17/12/24 00:48:10 INFO mapreduce.Job: Counters: 30

            File System Counters

                        FILE: Number of bytes read=0

                        FILE: Number of bytes written=129747

                        FILE: Number of read operations=0

                        FILE: Number of large read operations=0

                        FILE: Number of write operations=0

                        HDFS: Number of bytes read=186

                        HDFS: Number of bytes written=0

                        HDFS: Number of read operations=4

                        HDFS: Number of large read operations=0

                        HDFS: Number of write operations=0

            Job Counters

                        Launched map tasks=1

                        Data-local map tasks=1

                        Total time spent by all maps in occupied slots (ms)=3067

                        Total time spent by all reduces in occupied slots (ms)=0

                        Total time spent by all map tasks (ms)=3067

                        Total vcore-seconds taken by all map tasks=3067

                        Total megabyte-seconds taken by all map tasks=3140608

            Map-Reduce Framework

                        Map input records=4

                        Map output records=4

                        Input split bytes=144

                        Spilled Records=0

                        Failed Shuffles=0

                        Merged Map outputs=0

                        GC time elapsed (ms)=89

                        CPU time spent (ms)=530

                        Physical memory (bytes) snapshot=70418432

                        Virtual memory (bytes) snapshot=321912832

                        Total committed heap usage (bytes)=16318464

            File Input Format Counters

                        Bytes Read=0

            File Output Format Counters

                        Bytes Written=0

17/12/24 00:48:10 INFO mapreduce.ExportJobBase: Transferred 186 bytes in 16.2504 seconds (11.4459 bytes/sec)

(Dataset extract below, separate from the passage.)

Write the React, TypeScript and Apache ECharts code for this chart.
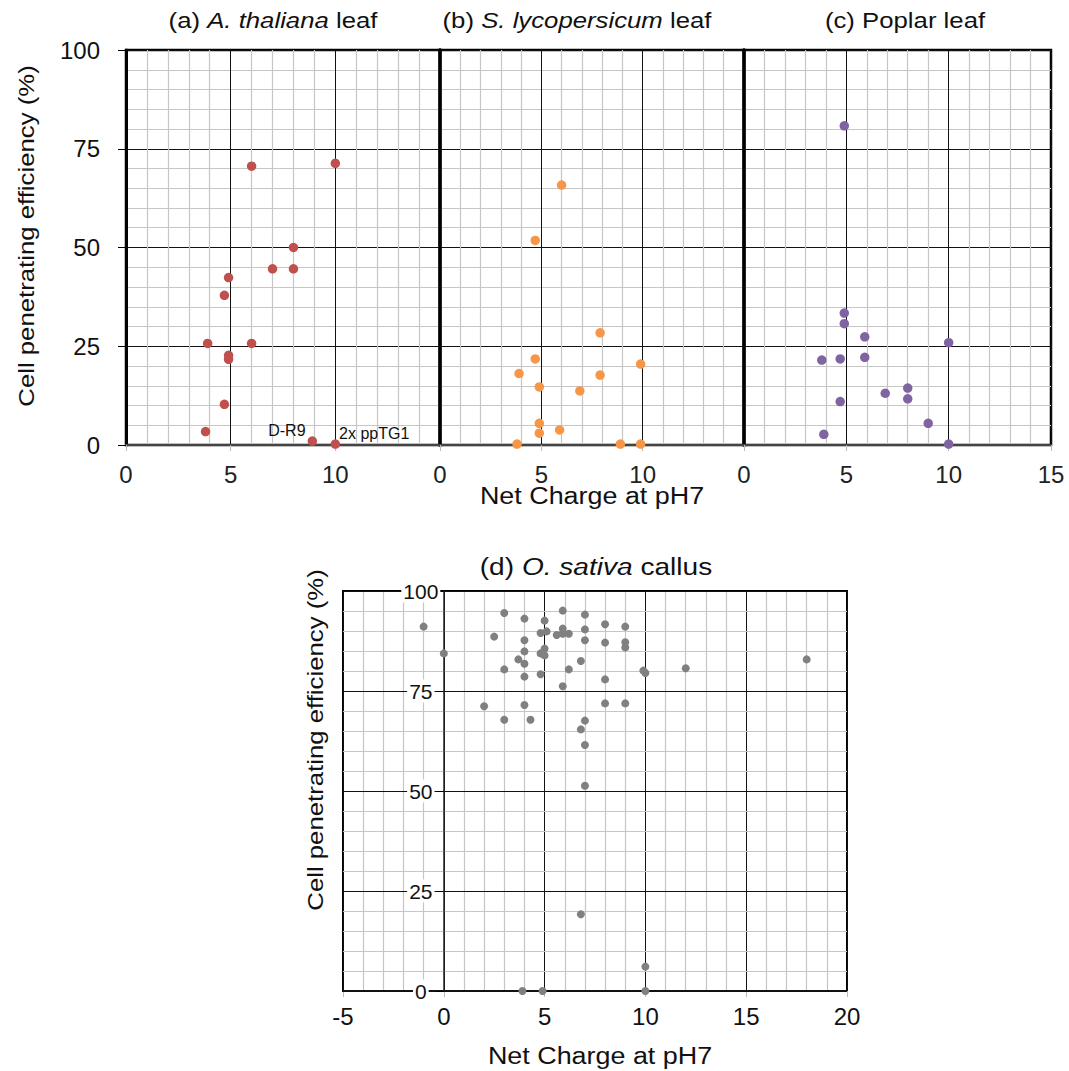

17/12/24 00:48:10 INFO mapreduce.ExportJobBase: Exported 4 records.

Finally, we can verify that the export worked by checking MySQL:

mysql> select * from student6;

+----+----------+

| id | name     |

+----+----------+

|  2 | "shashi" |

|  4 | "sai"    |

|  5 | "kiran"  |

|  6 | "kamal"  |

+----+----------+

Here we have to mention the delimiters for exporting. The delimiters should match with the import process. For export process also we use JDBC. Sqoop creates a java class based on target table and that class parse records from text files and insert values of the appropriate types into a table.

Then a Map-reduce job is launched and does the export process. Here export process does batch inserts means adding multiple records at a time into the target table. We use separate threads from HDFS for batch inserts for better I/O operations.

Here in exporting we have 2 modes, ‘Update’ mode will generate update statements that replace existing record in database and ‘call’ mode where sqoop will generate a stored procedure call for each record. Here in above export syntax we have used ‘–export-dir’ , it is the directory in HDFS which contains the source data. We can use any of the two options like ‘—table’ or ‘—call’.

Similarly, to import we can also export only some of the columns separated by comma.

–columns “col1,col2,col3”.

Here the columns that are not included in the above syntax should have either defined default values or allow null values. Otherwise we get an error while exporting. We can control the number of mappers independently from the number of files present inside the directory by using –num-mappers or -m arguments.

Since sqoop breaks down export process into many transactions, there can be possibility of getting a failed export job. The failed export job can contain the partial data in the database.by this we can get other errors also, so we need to use ‘—staging-table’ option which acts as an auxiliary table used to stage exported data.

The staged data is moved into destination table in a single transaction. In order to use this facility, we first need to create a staging table before exporting. This table must be similar to target table and should be empty.

But the dis-advantage with staging table is that it is slower since the data must be written twice, first to the staging table then to the destination table. Export process also uses more space while it is running, since there are two copies of data while the staged data is being copied to the destination.

Now let us do inserts and update in sqoop. By default, insert operation is done in sqoop when we use ‘sqoop-export’. It appends new rows in the table and the table should contain primary key values not violated. When we use ‘—update-key’ argument , sqoop will modify the existing data set by using any column name(s).

CREATE TABLE test(

    id INT NOT NULL PRIMARY KEY,

    marks int );

Consider also a dataset in HDFS containing records like these:

0,20

1,50

...

Running sqoop-export –table test –update-key id –export-dir /path/to/data –connect … will run an export job that executes SQL statements based on the data like so:

UPDATE test SET marks=70 WHERE id=0;

If the update statement does not modify any rows, then this is not considered as an error. Similarly, if the column given in update key does not identify any rows then also it is not considered as an error. We can also use ‘allowinsert’ mode with update mode if you want to update rows if exist or insert rows if they do not exist in the database.